July 01, 2005

Back in the USSR


Tanya nervously dials the telephone, hopeful that she will connect with the brother she has not heard from in two weeks. Sasha only lives 50 miles away, but he might as well be on another planet… or at least in another time. After a few expectant minutes, Tanya slams down the receiver; service to Sasha’s city is still out, disconnected weeks ago by order of the government.

Tanya is one of many citizens caught up in the madness engulfing the Republic of Moldova. The chaos following its 1992 quasi-civil war with the breakaway region of Transdniester has left families out of touch from bouts of severed communications, while a jittery new border is defended by gun-toting militiamen. The situation adds insult to injury: the specter of recent Balkan conflicts has left foreign investors reluctant to consider Moldova, ensuring that it remains the poorest country in Europe.

Unless you are a connoisseur of fine European wine (Queen Elizabeth prefers Purcari, one of Moldova’s best) it is not likely that you will have ever even heard of Moldova. About the size of Maryland, the nation is part of the Eastern European region known as Bessarabia – considered by many the northern terminus of the Balkans, and has been a political football for over a century.
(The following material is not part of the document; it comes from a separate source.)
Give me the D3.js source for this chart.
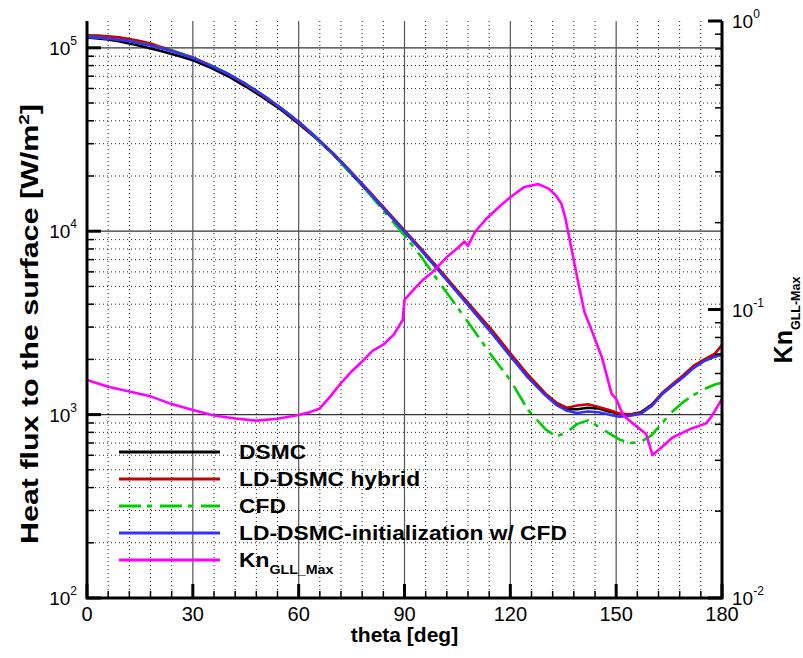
<!DOCTYPE html>
<html>
<head>
<meta charset="utf-8">
<title>Heat flux</title>
<script src="https://d3js.org/d3.v7.min.js"></script>
<style>
  body { margin: 0; background: white; }
  text { font-family: "Liberation Sans", Arial, Helvetica, sans-serif; }
</style>
</head>
<body>
<div id="plot"></div>
<script>
// theta grid [deg] shared by the four heat flux curves
var theta = [0,3,6,9,12,15,18,21,24,27,30,35,40,45,50,55,60,65,70,75,80,85,90,95,100,105,110,115,120,125,130,133,136,139,142,145,148,151,154,157,160,163,166,169,172,175,178,180]

// heat flux [W/m2]
var dsmc = [114000,112500,111000,108500,105500,102500,99000,96000,92500,89000,85500,78000,70000,61500,53500,46000,38500,32000,26000,20500,16200,12700,9900,7800,6050,4680,3600,2780,2100,1620,1290,1160,1070,1070,1090,1080,1040,1010,1000,1030,1130,1300,1450,1620,1820,1980,2080,2150]
var ldHybrid = [117000,116500,115500,114000,111500,109000,105500,101000,97000,92500,88500,80500,72000,63000,54500,46800,39000,32300,26300,20900,16500,12900,10100,7900,6150,4750,3680,2850,2160,1650,1300,1160,1090,1120,1140,1100,1060,1010,1000,1020,1120,1310,1470,1640,1850,2000,2150,2400]
var cfd = [115000,114000,112500,110500,108500,106000,103500,100000,96500,92500,88500,80500,72500,63500,55000,47000,39500,32300,26000,20500,16000,12300,9500,7150,5200,3850,2820,2060,1540,1060,830,760,800,890,930,860,790,730,700,710,770,900,1040,1170,1280,1380,1460,1490]
var ldInit = [115000,114000,112500,110500,108500,106000,103000,99500,96000,92000,88000,80000,72000,63500,55000,47000,39500,32500,26300,20800,16300,12700,9950,7750,6000,4620,3560,2740,2080,1590,1270,1130,1050,1020,1040,1030,1000,975,985,1010,1110,1290,1440,1600,1800,1960,2070,2120]

// Kn GLL max (right axis)
var thetaKn = [0,6,12,18,24,30,36,42,48,54,60,63,66,69,72,75,78,81,84,87,89.5,90,92,95,98,102,105,107,108,110,113,117,120,124,128,131,133,134.5,135.5,137.4,139.3,141,143,146,148.7,150,152,155,158.5,160.3,162,166,171,175.5,177,180]
var knMax = [0.057,0.054,0.052,0.050,0.047,0.0448,0.0429,0.0419,0.0412,0.0418,0.0431,0.044,0.0454,0.050,0.0556,0.061,0.066,0.072,0.0755,0.082,0.092,0.108,0.115,0.126,0.135,0.152,0.163,0.172,0.166,0.186,0.205,0.228,0.245,0.266,0.272,0.262,0.248,0.232,0.21,0.161,0.123,0.098,0.085,0.068,0.051,0.049,0.043,0.040,0.037,0.0313,0.0326,0.0360,0.0385,0.0403,0.0425,0.049]

var xTicks = [0,30,60,90,120,150,180]
var leftDecades = [2,3,4,5]
var rightDecades = [-2,-1,0]

var legendNames = ['DSMC','LD-DSMC hybrid','CFD','LD-DSMC-initialization w/ CFD','Kn']
var seriesData = [dsmc, ldHybrid, cfd, ldInit]
var colors = ['#000000','#cc0000','#00cc00','#3030ff','#ff00ff']

var W = 803, H = 658
var box = {left:87, right:722, top:21, bottom:598}

var svg = d3.select('#plot').append('svg')
    .attr('width', W)
    .attr('height', H)

var x = d3.scaleLinear().domain([0,180]).range([box.left, box.right])
var yL = d3.scaleLog().domain([1e2, 1.4e5]).range([box.bottom, box.top])
var yR = d3.scaleLog().domain([1e-2, 1]).range([box.bottom, box.top])

// minor values for log axes
var leftMinor = []
leftDecades.forEach(function(e){
  for (var m=2; m<=9; m++) {
    var v = m*Math.pow(10,e)
    if (v <= 1.4e5) leftMinor.push(v)
  }
})
var rightMinor = []
rightDecades.slice(0,2).forEach(function(e){
  for (var m=2; m<=9; m++) rightMinor.push(m*Math.pow(10,e))
})
var xMinor = d3.range(0,181,6).filter(function(d){ return d%30 !== 0 })

//GRID
var grid = svg.append('g')
grid.selectAll('.hminor').data(leftMinor).enter().append('line')
    .attr('x1', box.left).attr('x2', box.right)
    .attr('y1', function(d){return yL(d)}).attr('y2', function(d){return yL(d)})
    .attr('stroke','#222').attr('stroke-width',1).attr('stroke-dasharray','1,3')
grid.selectAll('.vminor').data(xMinor).enter().append('line')
    .attr('y1', box.top).attr('y2', box.bottom)
    .attr('x1', function(d){return x(d)}).attr('x2', function(d){return x(d)})
    .attr('stroke','#222').attr('stroke-width',1).attr('stroke-dasharray','1,3')
grid.selectAll('.hmajor').data([1e3,1e4,1e5]).enter().append('line')
    .attr('x1', box.left).attr('x2', box.right)
    .attr('y1', function(d){return yL(d)}).attr('y2', function(d){return yL(d)})
    .attr('stroke','#333').attr('stroke-width',1.2)
grid.selectAll('.vmajor').data(xTicks.slice(1,6)).enter().append('line')
    .attr('y1', box.top).attr('y2', box.bottom)
    .attr('x1', function(d){return x(d)}).attr('x2', function(d){return x(d)})
    .attr('stroke','#555').attr('stroke-width',1.2)

//CURVES
var lineL = d3.line()
    .x(function(d,i){return x(theta[i])})
    .y(function(d){return yL(d)})
seriesData.forEach(function(s,k){
  svg.append('path')
      .datum(s)
      .attr('d', lineL)
      .attr('fill','none')
      .attr('stroke', colors[k])
      .attr('stroke-width', 2.6)
      .attr('stroke-linejoin','round')
      .attr('stroke-dasharray', k===2 ? '22,6,5,8' : null)
})
var lineKn = d3.line()
    .x(function(d,i){return x(thetaKn[i])})
    .y(function(d){return yR(d)})
svg.append('path')
    .datum(knMax)
    .attr('d', lineKn)
    .attr('fill','none')
    .attr('stroke', colors[4])
    .attr('stroke-width', 2.6)
    .attr('stroke-linejoin','round')

//AXES
var ax = svg.append('g')
// bottom
ax.selectAll('.bmin').data(xMinor).enter().append('line')
    .attr('x1', function(d){return x(d)}).attr('x2', function(d){return x(d)})
    .attr('y1', box.bottom).attr('y2', box.bottom-7)
    .attr('stroke','#000').attr('stroke-width',1.5)
ax.selectAll('.bmaj').data(xTicks).enter().append('line')
    .attr('x1', function(d){return x(d)}).attr('x2', function(d){return x(d)})
    .attr('y1', box.bottom).attr('y2', box.bottom-14)
    .attr('stroke','#000').attr('stroke-width',3)
ax.selectAll('.blab').data(xTicks).enter().append('text')
    .attr('x', function(d){return x(d)})
    .attr('y', 621)
    .attr('text-anchor','middle')
    .attr('font-size', 20)
    .text(function(d){return d})
// left
ax.selectAll('.lmin').data(leftMinor).enter().append('line')
    .attr('x1', box.left).attr('x2', box.left+7)
    .attr('y1', function(d){return yL(d)}).attr('y2', function(d){return yL(d)})
    .attr('stroke','#000').attr('stroke-width',1.5)
ax.selectAll('.lmaj').data(leftDecades).enter().append('line')
    .attr('x1', box.left).attr('x2', box.left+14)
    .attr('y1', function(d){return yL(Math.pow(10,d))}).attr('y2', function(d){return yL(Math.pow(10,d))})
    .attr('stroke','#000').attr('stroke-width',3)
var ll = ax.selectAll('.llab').data(leftDecades).enter().append('text')
    .attr('x', 77)
    .attr('y', function(d){return yL(Math.pow(10,d)) + 7})
    .attr('text-anchor','end')
    .attr('font-size', 19)
ll.append('tspan').text('10')
ll.append('tspan').attr('dy',-10).attr('font-size',12).text(function(d){return d})
// right
ax.selectAll('.rmin').data(rightMinor).enter().append('line')
    .attr('x1', box.right).attr('x2', box.right-7)
    .attr('y1', function(d){return yR(d)}).attr('y2', function(d){return yR(d)})
    .attr('stroke','#000').attr('stroke-width',1.5)
ax.selectAll('.rmaj').data(rightDecades).enter().append('line')
    .attr('x1', box.right).attr('x2', box.right-14)
    .attr('y1', function(d){return yR(Math.pow(10,d))}).attr('y2', function(d){return yR(Math.pow(10,d))})
    .attr('stroke','#000').attr('stroke-width',3)
var rl = ax.selectAll('.rlab').data(rightDecades).enter().append('text')
    .attr('x', 732)
    .attr('y', function(d){return yR(Math.pow(10,d)) + 7})
    .attr('text-anchor','start')
    .attr('font-size', 19)
rl.append('tspan').text('10')
rl.append('tspan').attr('dy',-10).attr('font-size',12).text(function(d){return d})
// axis lines
ax.append('path')
    .attr('d', 'M'+box.left+','+box.top+'V'+box.bottom+'H'+box.right+'V'+box.top)
    .attr('fill','none').attr('stroke','#000').attr('stroke-width',3)

//TITLES
svg.append('text')
    .attr('x', (box.left+box.right)/2)
    .attr('y', 642)
    .attr('text-anchor','middle')
    .attr('font-size', 21)
    .attr('font-weight','bold')
    .text('theta [deg]')

var lt = svg.append('text')
    .attr('transform','translate(38,324) rotate(-90)')
    .attr('text-anchor','middle')
    .attr('font-size', 24)
    .attr('font-weight','bold')
    .attr('textLength', 440)
    .attr('lengthAdjust','spacingAndGlyphs')
lt.append('tspan').text('Heat flux to the surface [W/m')
lt.append('tspan').attr('dy',-9).attr('font-size',15).text('2')
lt.append('tspan').attr('dy',9).text(']')

var rt = svg.append('text')
    .attr('transform','translate(792,320) rotate(-90)')
    .attr('text-anchor','middle')
    .attr('font-size', 25)
    .attr('font-weight','bold')
rt.append('tspan').text('Kn')
rt.append('tspan').attr('dy',8).attr('font-size',12.5).text('GLL-Max')

//LEGEND
var legend = svg.selectAll('.legend')
    .data(legendNames)
    .enter().append('g')
    .attr('class','legend')
    .attr('transform', function(d,i){return 'translate(0,'+(452 + i*27)+')'})
legend.append('line')
    .attr('x1',119).attr('x2',220)
    .attr('stroke', function(d,i){return colors[i]})
    .attr('stroke-width',3)
    .attr('stroke-dasharray', function(d,i){return i===2 ? '22,6,5,8' : null})
var lt2 = legend.append('text')
    .attr('transform','translate(239,6.5) scale(1.14,1)')
    .attr('font-size',20)
    .attr('font-weight','bold')
lt2.append('tspan').text(function(d){return d})
lt2.filter(function(d){return d==='Kn'})
    .append('tspan').attr('dy',7).attr('font-size',12.5).text('GLL_Max')
</script>
</body>
</html>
Historically inhabited by Romanian speaking peoples, it was part of Romania until the Soviet Union annexed it at the end of the Second World War and turned it into one of the USSR’s 15 republics. Forty-five years later, when the USSR disintegrated, the region declared its independence as the Republic of Moldova. It is a measure of the nation’s history over the past six decades that many of the country’s elderly residents, even though they may have never left their home village, have held three different nationalities during their lifetimes: Romanian, Soviet, and Moldovan.